Among the cities and towns that lie on or near its banks are Hadejia and Nguru.
Damming of the river for the purposes of irrigation has led to a decrease in the amount of water in the Hadejia-Nguru wetlands, which the river forms along with Nguru Lake.

The Hadejia river is now 80% controlled by the Tiga and Challawa Gorge dams in Kano State.

==Flood==
The state government started clearing the Hadejia River's canal and preventing water overflows, after the state experienced significant flooding, this work was started to prevent future floods.

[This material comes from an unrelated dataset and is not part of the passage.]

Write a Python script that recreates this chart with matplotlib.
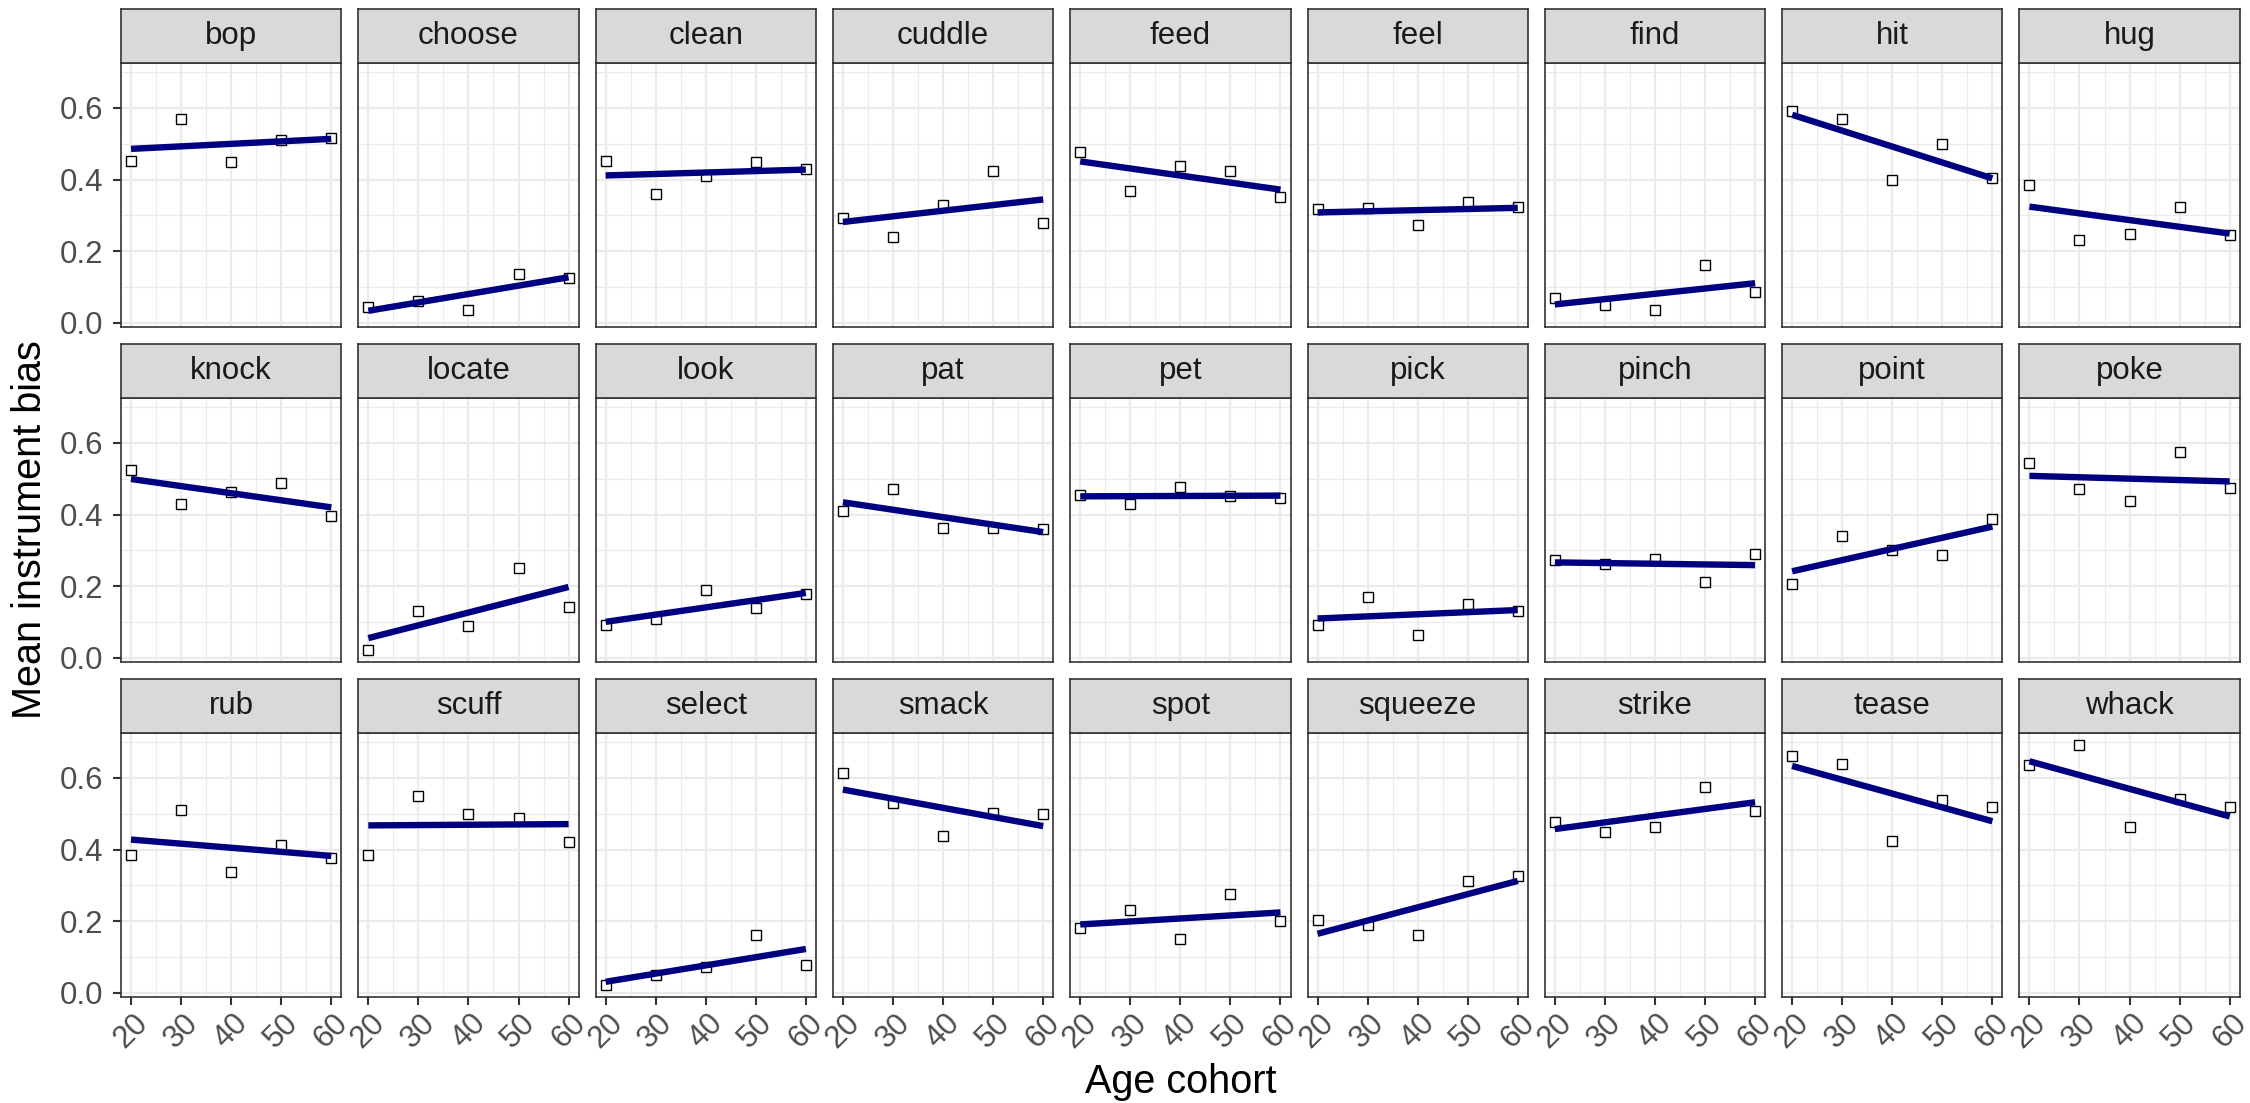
import numpy as np
import matplotlib
matplotlib.use("Agg")
import matplotlib.pyplot as plt
from matplotlib.ticker import MultipleLocator

plt.rcParams['font.family'] = ['Liberation Sans', 'DejaVu Sans']

ages = [20, 30, 40, 50, 60]

# facet rows (mean instrument bias per age cohort)
top_verbs = ["bop", "choose", "clean", "cuddle", "feed", "feel", "find", "hit", "hug"]
top_bias = [
    [0.453, 0.569, 0.448, 0.511, 0.517],
    [0.045, 0.060, 0.037, 0.136, 0.124],
    [0.453, 0.359, 0.409, 0.448, 0.429],
    [0.294, 0.239, 0.328, 0.424, 0.280],
    [0.476, 0.369, 0.437, 0.424, 0.350],
    [0.317, 0.320, 0.274, 0.338, 0.324],
    [0.069, 0.050, 0.037, 0.162, 0.087],
    [0.590, 0.569, 0.399, 0.499, 0.403],
    [0.386, 0.230, 0.249, 0.324, 0.245],
]

mid_verbs = ["knock", "locate", "look", "pat", "pet", "pick", "pinch", "point", "poke"]
mid_bias = [
    [0.523, 0.430, 0.462, 0.488, 0.395],
    [0.022, 0.131, 0.088, 0.250, 0.141],
    [0.092, 0.108, 0.188, 0.138, 0.178],
    [0.409, 0.470, 0.363, 0.362, 0.359],
    [0.455, 0.430, 0.476, 0.451, 0.447],
    [0.092, 0.171, 0.063, 0.150, 0.132],
    [0.274, 0.261, 0.277, 0.212, 0.289],
    [0.205, 0.340, 0.300, 0.288, 0.387],
    [0.545, 0.470, 0.438, 0.575, 0.473],
]

bottom_verbs = ["rub", "scuff", "select", "smack", "spot", "squeeze", "strike", "tease", "whack"]
bottom_bias = [
    [0.386, 0.510, 0.338, 0.414, 0.377],
    [0.386, 0.550, 0.500, 0.489, 0.421],
    [0.021, 0.049, 0.072, 0.162, 0.079],
    [0.614, 0.529, 0.437, 0.502, 0.500],
    [0.182, 0.230, 0.149, 0.276, 0.201],
    [0.204, 0.188, 0.162, 0.313, 0.326],
    [0.477, 0.450, 0.463, 0.575, 0.508],
    [0.660, 0.640, 0.425, 0.538, 0.518],
    [0.635, 0.691, 0.463, 0.540, 0.518],
]

rows = [(top_verbs, top_bias), (mid_verbs, mid_bias), (bottom_verbs, bottom_bias)]

W, H = 2250, 1103
fig = plt.figure(figsize=(W / 100, H / 100), dpi=100)

# layout in pixels (ggplot facet_wrap look)
left0, pw, gap = 121, 220.3, 17
top0, strip_h, cell_h, row_pitch = 9.3, 54, 318, 335

all_vals = np.concatenate([np.array(b).ravel() for _, b in rows])
lo, hi = all_vals.min(), all_vals.max()
pad_y = 0.05 * (hi - lo)
ylim = (lo - pad_y, hi + pad_y)
xlim = (20 - 0.05 * 40, 60 + 0.05 * 40)

border = "#333333"
grid_c = "#EBEBEB"
small = 22.5
big = 28.5

for r, (verbs, bias) in enumerate(rows):
    for c, (verb, vals) in enumerate(zip(verbs, bias)):
        x0 = left0 + c * (pw + gap)
        st = top0 + r * row_pitch
        sb = st + strip_h
        pb = st + cell_h

        ax = fig.add_axes([x0 / W, 1 - pb / H, pw / W, (pb - sb) / H])
        ax.set_xlim(*xlim)
        ax.set_ylim(*ylim)
        ax.xaxis.set_major_locator(MultipleLocator(10))
        ax.xaxis.set_minor_locator(MultipleLocator(5))
        ax.yaxis.set_major_locator(MultipleLocator(0.2))
        ax.yaxis.set_minor_locator(MultipleLocator(0.1))
        ax.grid(which='major', color=grid_c, lw=1.6)
        ax.grid(which='minor', color=grid_c, lw=0.8)
        ax.set_axisbelow(True)
        for s in ax.spines.values():
            s.set_color(border)
            s.set_linewidth(1.2)

        ax.plot(ages, vals, ls='none', marker='s', ms=7, mfc='white',
                mec='black', mew=1.0, zorder=3)
        k, b0 = np.polyfit(ages, vals, 1)
        xs = np.array([ages[0], ages[-1]])
        ax.plot(xs, k * xs + b0, color='#000080', lw=4.6,
                solid_capstyle='butt', zorder=4)

        ax.tick_params(which='minor', length=0)
        ax.tick_params(which='major', color=border, width=1.5, length=5.5,
                       labelsize=small, labelcolor='#4D4D4D')
        if c == 0:
            ax.tick_params(axis='y', pad=7)
            ax.set_yticklabels(["%.1f" % t for t in ax.get_yticks()])
        else:
            ax.tick_params(axis='y', left=False, labelleft=False)
        if r == len(rows) - 1:
            ax.tick_params(axis='x', pad=2)
            for lab in ax.get_xticklabels():
                lab.set_rotation(45)
                lab.set_ha('center')
                lab.set_va('top')
        else:
            ax.tick_params(axis='x', bottom=False, labelbottom=False)

        # strip on top of each panel
        sax = fig.add_axes([x0 / W, 1 - sb / H, pw / W, strip_h / H])
        sax.set_facecolor('#D9D9D9')
        sax.set_xticks([])
        sax.set_yticks([])
        for s in sax.spines.values():
            s.set_color(border)
            s.set_linewidth(1.2)
        sax.text(0.5, 0.5, verb, ha='center', va='center', fontsize=small,
                 color='#1A1A1A', transform=sax.transAxes)

fig.text((left0 + 2240) / 2 / W, 1 - 1082 / H, "Age cohort", ha='center',
         va='center', fontsize=big, color='black')
fig.text(30 / W, 1 - 530 / H, "Mean instrument bias", ha='center',
         va='center', rotation=90, fontsize=big, color='black')

fig.savefig("out.png", dpi=100)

Flood frequency analysis was performed on the maximum annual streamflow data for the River Hadejia gauge station from the Hadejia Jama'are Komadugu TrustFund, Damaturu, for the years 1963 to 2014. For the analysis, three probability distribution functions—Extreme Value Type 1 (EV-1), Lognormal, and Log Pearson Type III—were employed. The models were used to forecast and contrast the associated flood discharge predictions for return periods of 2, 5, 10, 25, 50, 100, and 200 years. At a 200-year return time, the results for EV-1, LN, and LP III showed anticipated discharge values of 157.419, 169.43, and 135.21, respectively. It is advised to use the lognormal distribution model for safe design since the results show that it provides greater flood discharge estimates.

== Climate and weather ==
in Hadejia the weather condition of the wet season is hot and is most of the time cloudy. The dry season is partly cloudy, and the temperature varies from 59 °F. to 105 F.

From March 21 to June 2, the hot season lasts 2.4 months, with an average daily high temperature of over 101 °F. In Hadejia, May is the hottest month of the year, with an average high of 103 °F and low of 80 °F.

From December 9 to January 31, the chilly season, with an average daily high temperature below 90 °F, lasts for 1.7 months. With an average low of 59 °F and a high of 88 °F, January is the coldest month of the year in Hadejia.